Devant le refus des impérialistes de l'Entente de soutenir l'initiative de paix du Gouvernement soviétique, face à leurs tentatives d'empêcher la conclusion de la paix, le Conseil des Commissaires du peuple fut obligé d'engager des pourparlers de paix séparés avec l'Allemagne. Le 14 (27) novembre, le Quartier Général allemand se déclara prêt à ouvrir les pourparlers. Sur la proposition du Gouvernement soviétique, l'ouverture des pourparlers fut ajournée de cinq jours, pour donner encore une fois la possibilité aux gouvernements des pays de l'Entente de préciser leur attitude envers la signature de la paix. Le 15 (28) novembre, le Gouvernement soviétique appela les gouvernements et les peuples de tous les pays belligérants à s'associer aux pourparlers de paix. Les puissances alliées ne répondirent pas à cet appel.

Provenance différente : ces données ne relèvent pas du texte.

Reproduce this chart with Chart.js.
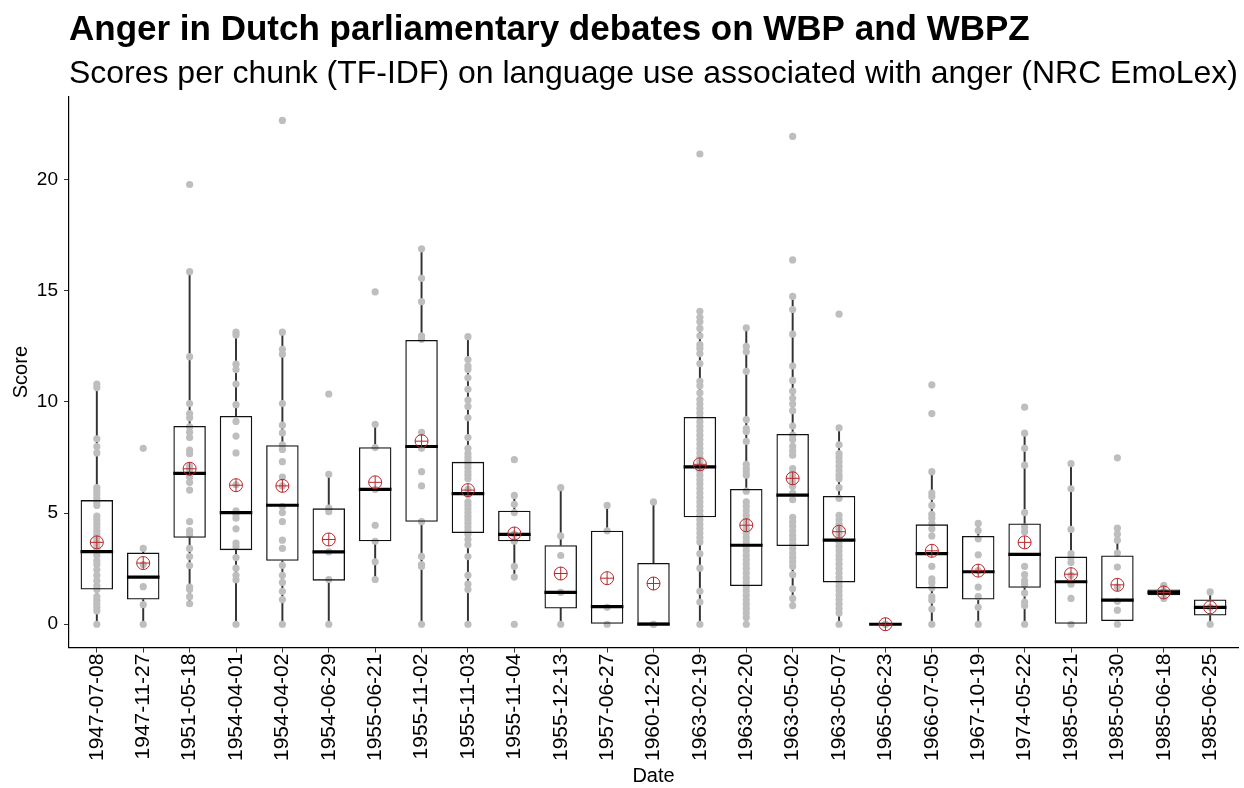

Le 19 novembre (2 décembre), la délégation du Gouvernement soviétique, conduite par A. Ioffé, arriva dans la zone neutre pour se rendre ensuite à Brest-Litovsk où se trouvaient la délégation du bloc austro-allemand et les représentants de la Bulgarie et de la Turquie. A l'issue des pourparlers qui eurent lieu les 20-22 novembre (3-5 décembre), on convint de suspendre les hostilités pour dix jours. Profitant, de ce répit, le Gouvernement soviétique tenta encore une fois de transformer les pourparlers sépares avec l'Allemagne en des pourparlers sur une paix démocratique générale. Le 24 novembre (7 décembre), le Gouvernement soviétique adressa de nouveau une note aux ambassadeurs des puissances alliées pour les inviter à prendre part aux pourparlers. La note fut laissée sans réponse. Le 2 (15) décembre, les pourparlers reprirent. Le même jour fut conclu un armistice pour 28 jours. L'accord sur l'armistice prévoyait la convocation d'une conférence pour la paix qui s'ouvrit le 9 (22) décembre à Brest-Litovsk. [N.E.]